I. L’Europe et la France restent résilientes malgré l’incertitude
Permettez-moi de commencer par une actualisation sur la situation économique en Europe et en France.
L’inflation s’est établie exactement à notre cible de 2,0 % en octobre dans la zone euro, et elle est revenue au-dessous de 2 % pour le deuxième mois consécutif en France (1,6%), ralentissant plus rapidement qu’initialement attendu (Villeroy de Galhau (F.), « Baisse des taux : le ralentissement de l’inflation se produit plus vite que prévu », remarques, 18 octobre 2024) . Dans la zone euro, les projections de septembre de la BCE anticipent une inflation moyenne de 2,2 % en 2025 et de 1,9 % en 2026. Les marchés s’attendent toutefois à ce que l’inflation revienne au-dessous de 2 % dès 2025 et, sur la base des dernières données effectives, elle pourrait déjà s’établir durablement à 2 % début 2025. S’agissant de l’activité, l’économie européenne demeure résiliente. La croissance a été positive au troisième trimestre 2024 à 0,4 %, dans la zone euro comme en France. Selon nos dernières prévisions, le PIB devrait progresser de 0,8 % dans la zone euro et de 1,1 % en France en 2024. Dans mon pays, deux bonnes nouvelles économiques contribuent positivement à cette résilience : l’effet à long terme de la désinflation, qui stimule le revenu réel, et l’impact temporaire, pour le troisième trimestre 2024, du succès des Jeux olympiques accueillis par Paris.
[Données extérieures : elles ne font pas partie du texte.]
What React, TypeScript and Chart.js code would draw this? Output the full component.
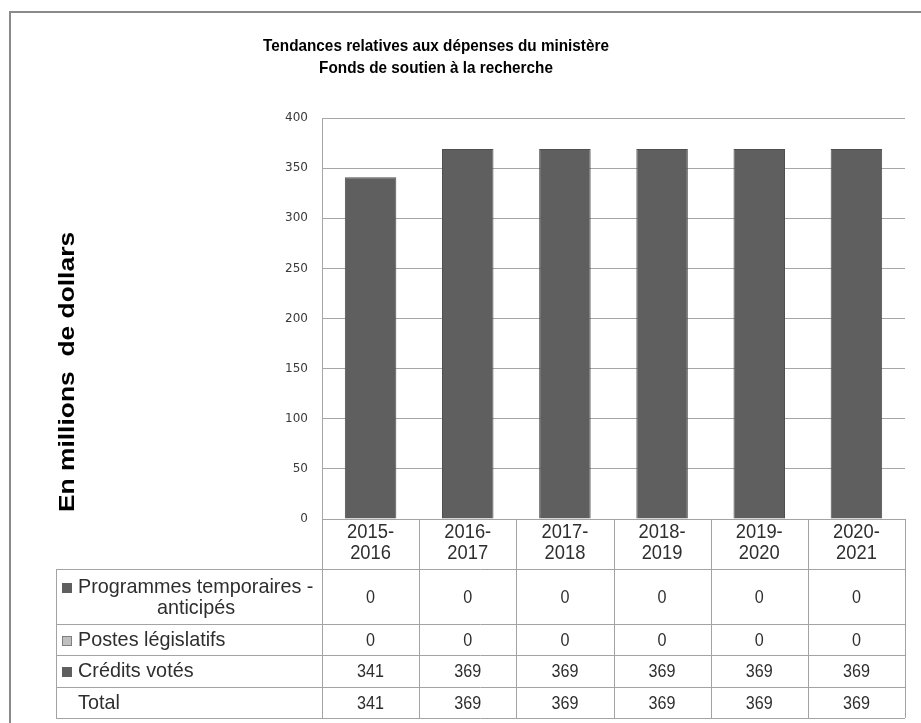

Cette « dynamique parisienne » s’étend aux services financiers. Pour la cinquième année consécutive, la France a été le pays européen le plus attractif pour les investissements étrangers (EY, Baromètre annuel 2023, mai 2024). Plus spécifiquement, la hausse régulière des exportations de services financiers depuis 2020 a entraîné un solde net positif, reflétant en partie l’attractivité croissante de Paris en tant que place financière. Une nouvelle loi adoptée en juin 2024 et soutenue par l’ancien député Alexandre Holroyd, renforce encore notre compétitivité. Elle apporte plusieurs améliorations, en facilitant les nouvelles introductions en bourse et en soutenant le financement du commerce international, pour n’en citer que deux. L’Autorité de contrôle prudentiel et de résolution (ACPR), le superviseur français des banques et des assurances, reste pleinement engagée afin de poursuivre un dialogue ouvert et de faciliter la mise en œuvre de projets innovants à Paris.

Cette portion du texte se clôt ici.